Recently, a middle school student in a Michigan community arrived at school. She arrived early. In fact her class, an orchestra rehearsal, started at 7 am before her regular school day. She was proud, carrying her own violin!

Years ago, her school district started a pilot program for middle school orchestra – early in the morning and rehearsing at the high-school. It started with a few kids excited to learn a string instrument or to play music with their friends. The kids loved the music, the teachers were committed to the orchestra, and therefore, the kids kept coming and even brought their friends.

Promises that the program would move to a regular class-time were not fulfilled. There just was not enough money to do so – it’s Michigan. Despite that, the orchestra kept growing in size and quality despite the ungodly rehearsal time for any normal kid.

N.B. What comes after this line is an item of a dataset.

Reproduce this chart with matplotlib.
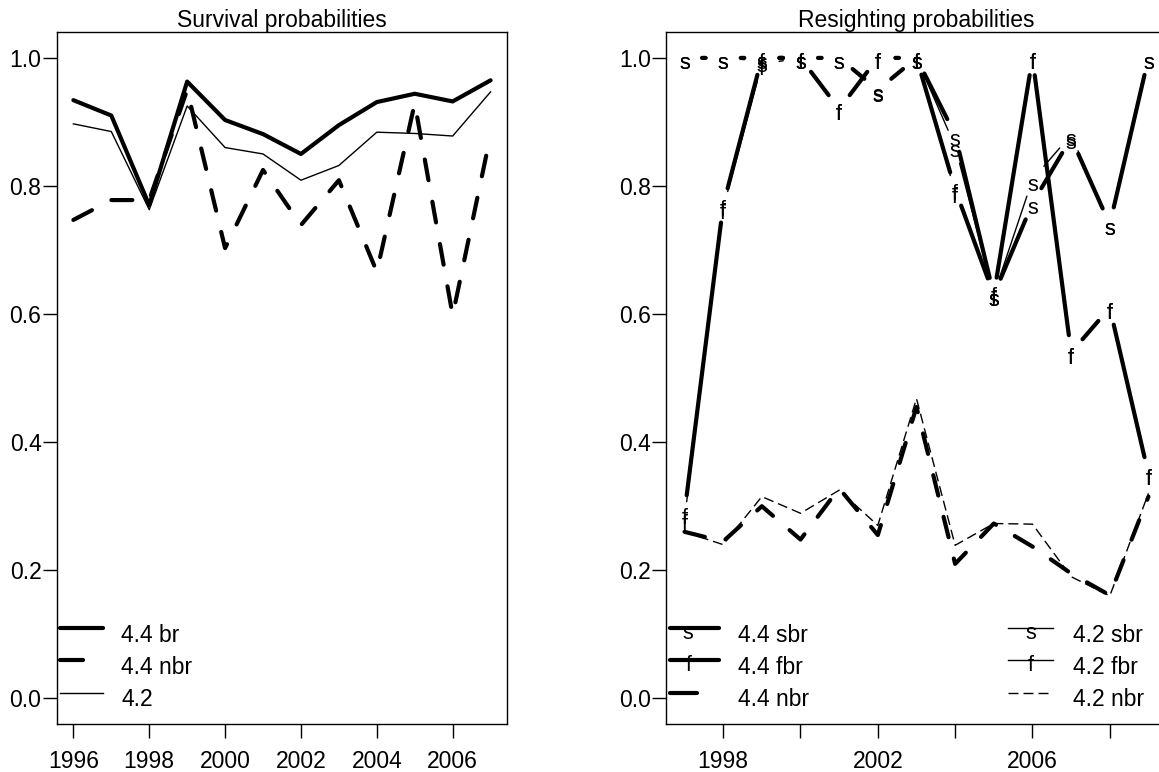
import numpy as np
import matplotlib
matplotlib.use("Agg")
import matplotlib.pyplot as plt
from matplotlib.transforms import offset_copy

plt.rcParams['font.family'] = ['Liberation Sans', 'DejaVu Sans']
plt.rcParams['lines.scale_dashes'] = False

# ---- data ----
years_surv = [1996, 1997, 1998, 1999, 2000, 2001, 2002, 2003, 2004, 2005, 2006, 2007]
surv_44_br = [0.934, 0.910, 0.770, 0.963, 0.903, 0.881, 0.850, 0.895, 0.931, 0.944, 0.932, 0.965]
surv_44_nbr = [0.747, 0.778, 0.778, 0.950, 0.703, 0.825, 0.739, 0.809, 0.666, 0.929, 0.598, 0.880]
surv_42 = [0.897, 0.885, 0.763, 0.925, 0.860, 0.850, 0.809, 0.832, 0.884, 0.882, 0.878, 0.947]

years_res = [1997, 1998, 1999, 2000, 2001, 2002, 2003, 2004, 2005, 2006, 2007, 2008, 2009]
res_44_sbr = [1.0, 1.0, 1.0, 1.0, 1.0, 0.95, 1.0, 0.88, 0.63, 0.773, 0.875, 0.74, 1.0]
res_42_sbr = [1.0, 1.0, 0.995, 1.0, 1.0, 0.948, 1.0, 0.862, 0.63, 0.81, 0.88, 0.74, 1.0]
res_44_fbr = [0.29, 0.77, 1.0, 1.0, 0.92, 1.0, 1.0, 0.795, 0.63, 1.0, 0.54, 0.61, 0.35]
res_42_fbr = [0.28, 0.765, 0.99, 1.0, 0.92, 1.0, 1.0, 0.79, 0.635, 1.0, 0.54, 0.61, 0.35]
res_44_nbr = [0.26, 0.245, 0.30, 0.248, 0.328, 0.255, 0.455, 0.21, 0.273, 0.237, 0.195, 0.161, 0.315]
res_42_nbr = [0.26, 0.24, 0.315, 0.289, 0.325, 0.27, 0.468, 0.239, 0.273, 0.272, 0.19, 0.16, 0.32]

yticks = [0.0, 0.2, 0.4, 0.6, 0.8, 1.0]
ytick_labels = ["0.0", "0.2", "0.4", "0.6", "0.8", "1.0"]
xticks_surv = [1996, 1998, 2000, 2002, 2004, 2006]
xticks_res = [1998, 2000, 2002, 2004, 2006, 2008]
xtick_labels_res = ["1998", "", "2002", "", "2006", ""]

FS = 16.5
MFS = 15.5  # size of the s / f point letters
THICK = 3.0
THIN = 1.0
THICK_DASH = (15.1, 15.8)
THIN_DASH = (7.2, 3.6)
GAP = 17.5  # px, R type="b" gap round each point

fig = plt.figure(figsize=(11.59, 7.72), dpi=100)
ax1 = fig.add_axes([0.0489, 0.0622, 0.3888, 0.8960])
ax2 = fig.add_axes([0.5746, 0.0622, 0.4323, 0.8960])


def style_axes(ax, xlim, xticks, xlabels, title):
    ax.set_xlim(*xlim)
    ax.set_ylim(-0.04, 1.04)
    ax.set_xticks(xticks)
    ax.set_xticklabels(xlabels)
    ax.set_yticks(yticks)
    ax.set_yticklabels(ytick_labels)
    ax.tick_params(axis='both', direction='out', length=10, width=1.0,
                   labelsize=FS, colors='black')
    ax.tick_params(axis='x', pad=9)
    ax.tick_params(axis='y', pad=1)
    for s in ax.spines.values():
        s.set_linewidth(1.0)
    ax.set_title(title, fontsize=FS, pad=1)


def gapped(ax, x, y, **kw):
    # lines between points with a gap round each point, like R's type="b"
    pts = ax.transData.transform(np.column_stack([x, y]))
    segs = []
    for p, q in zip(pts[:-1], pts[1:]):
        d = q - p
        L = np.hypot(*d)
        if L <= 2 * GAP:
            continue
        u = d / L
        segs += [p + u * GAP, q - u * GAP, [np.nan, np.nan]]
    data = ax.transData.inverted().transform(np.array(segs))
    ax.plot(data[:, 0], data[:, 1], color='black', solid_capstyle='round',
            solid_joinstyle='round', **kw)


def letters(ax, x, y, ch, trans=None):
    tr = offset_copy(trans or ax.transData, fig=fig, x=0, y=-11, units='dots')
    for xi, yi in zip(x, y):
        ax.text(xi, yi, ch, transform=tr, ha='center', va='baseline',
                fontsize=MFS, color='black', clip_on=False)


# ---- left: survival ----
style_axes(ax1, (1995.56, 2007.44), xticks_surv, [str(v) for v in xticks_surv],
           "Survival probabilities")
ax1.plot(years_surv, surv_44_br, color='black', lw=THICK,
         solid_capstyle='round', solid_joinstyle='round')
ax1.plot(years_surv, surv_44_nbr, color='black', lw=THICK, dashes=THICK_DASH,
         dash_capstyle='round', dash_joinstyle='round')
ax1.plot(years_surv, surv_42, color='black', lw=THIN)

ta = ax1.transAxes
ax1.plot([0.0073, 0.1027], [0.1384, 0.1384], transform=ta, color='black', lw=THICK,
         solid_capstyle='round')
ax1.plot([0.0073, 0.0585], [0.0921, 0.0921], transform=ta, color='black', lw=THICK,
         solid_capstyle='round')
ax1.plot([0.0073, 0.1027], [0.0455, 0.0455], transform=ta, color='black', lw=THIN)
for yb, lab in zip([0.119, 0.0723, 0.026], ["4.4 br", "4.4 nbr", "4.2"]):
    ax1.text(0.1428, yb, lab, transform=ta, fontsize=FS, va='baseline', ha='left')

# ---- right: resighting ----
style_axes(ax2, (1996.52, 2009.48), xticks_res, xtick_labels_res,
           "Resighting probabilities")
ax2.plot(years_res, res_44_nbr, color='black', lw=THICK, dashes=THICK_DASH,
         dash_capstyle='round', dash_joinstyle='round')
ax2.plot(years_res, res_42_nbr, color='black', lw=THIN, dashes=THIN_DASH)
gapped(ax2, years_res, res_42_sbr, lw=THIN)
gapped(ax2, years_res, res_42_fbr, lw=THIN)
gapped(ax2, years_res, res_44_sbr, lw=THICK)
gapped(ax2, years_res, res_44_fbr, lw=THICK)
letters(ax2, years_res, res_44_sbr, 's')
letters(ax2, years_res, res_42_sbr, 's')
letters(ax2, years_res, res_44_fbr, 'f')
letters(ax2, years_res, res_42_fbr, 'f')

tb = ax2.transAxes
ly = [0.1384, 0.0921, 0.0455]
lb = [0.119, 0.0723, 0.026]
c1 = [0.008, 0.1058]
c2 = [0.6832, 0.7718]
ax2.plot(c1, [ly[0]] * 2, transform=tb, color='black', lw=THICK, solid_capstyle='round')
ax2.plot(c1, [ly[1]] * 2, transform=tb, color='black', lw=THICK, solid_capstyle='round')
ax2.plot([0.008, 0.062], [ly[2]] * 2, transform=tb, color='black', lw=THICK,
         solid_capstyle='round')
ax2.plot(c2, [ly[0]] * 2, transform=tb, color='black', lw=THIN)
ax2.plot(c2, [ly[1]] * 2, transform=tb, color='black', lw=THIN)
ax2.plot(c2, [ly[2]] * 2, transform=tb, color='black', lw=THIN, dashes=THIN_DASH)
letters(ax2, [0.0445], [ly[0]], 's', trans=tb)
letters(ax2, [0.0445], [ly[1]], 'f', trans=tb)
letters(ax2, [0.7275], [ly[0]], 's', trans=tb)
letters(ax2, [0.7275], [ly[1]], 'f', trans=tb)
for yb, lab in zip(lb, ["4.4 sbr", "4.4 fbr", "4.4 nbr"]):
    ax2.text(0.1443, yb, lab, transform=tb, fontsize=FS, va='baseline', ha='left')
for yb, lab in zip(lb, ["4.2 sbr", "4.2 fbr", "4.2 nbr"]):
    ax2.text(0.813, yb, lab, transform=tb, fontsize=FS, va='baseline', ha='left')

fig.savefig("out.png", dpi=100)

That morning, when the rehearsal was over, the girl walked out of the class-room, chatting with her friends. But she was suddenly stopped by a representative of a local music store who was waiting, poised to pull the violin out of the girl’s hands. Only because of the intervention of the teachers did this ugly scene get resolved and the girl still plays her violin.

This story bothers me on many levels.

What has this world come to? Understandably, the company thinks that it is easier to pry the violin from the hand of a girl rather than her parents. But that does not make it right. What was he thinking?

Needless to say, I do feel sympathy for the music store owner who needs to collect money from people who suddenly are in economic turmoil. Fathers and mothers are losing their jobs in the thousands and decisions that made sense one year ago, such as fulfilling your girl’s dream of playing her violin, are being reconsidered. There is just not enough money to do it all. Parents are faced with questions nobody should have to answer, about priorities, and about tough choices.

But, most importantly, this story focuses our attention on one of the most disturbing consequences of our economic turn-down: the rapid death of the arts and music in our communities. I read that the Baltimore Opera recently entered Chapter 11 bankruptcy protection; orchestras and clubs around the country are struggling to survive and even the Metropolitan Opera in New York City slashed their creative programs. The most recent children’s concert of the Ann Arbor symphony was a little bit over half full – the lowest I have ever seen it.

The famous philosopher and writer Goethe said, and I am paraphrasing, that every good day of his life has some art in it! We have to live good days: we have to enjoy that movie, enjoy that concert, or enjoy that museum. The Great Depression gave birth to some of the most amazing American music. People went to listen, or to dance in order to remember what’s important about their lives. That’s what art can do!

So, why do we talk about this in a blog about entrepreneurship? Well, because art stands for creativity, and its human expression. Art is a reflection of our humanity, and the relations we have with each other and with our environment.

Today, unlike anything since the Great Depression, we need that creative spirit, the innovative energy that breaks new ground, and adds true value. I believe that we all need the arts and music, especially our kids!

The University of Michigan is in the process of opening an unprecedented set of museums and exhibits. Go see them and you will learn! Go to a concert, or even better—set one up! It’s not a matter of money; it’s a matter of will and a cool idea well implemented and executed. See, it’s just like entrepreneurship!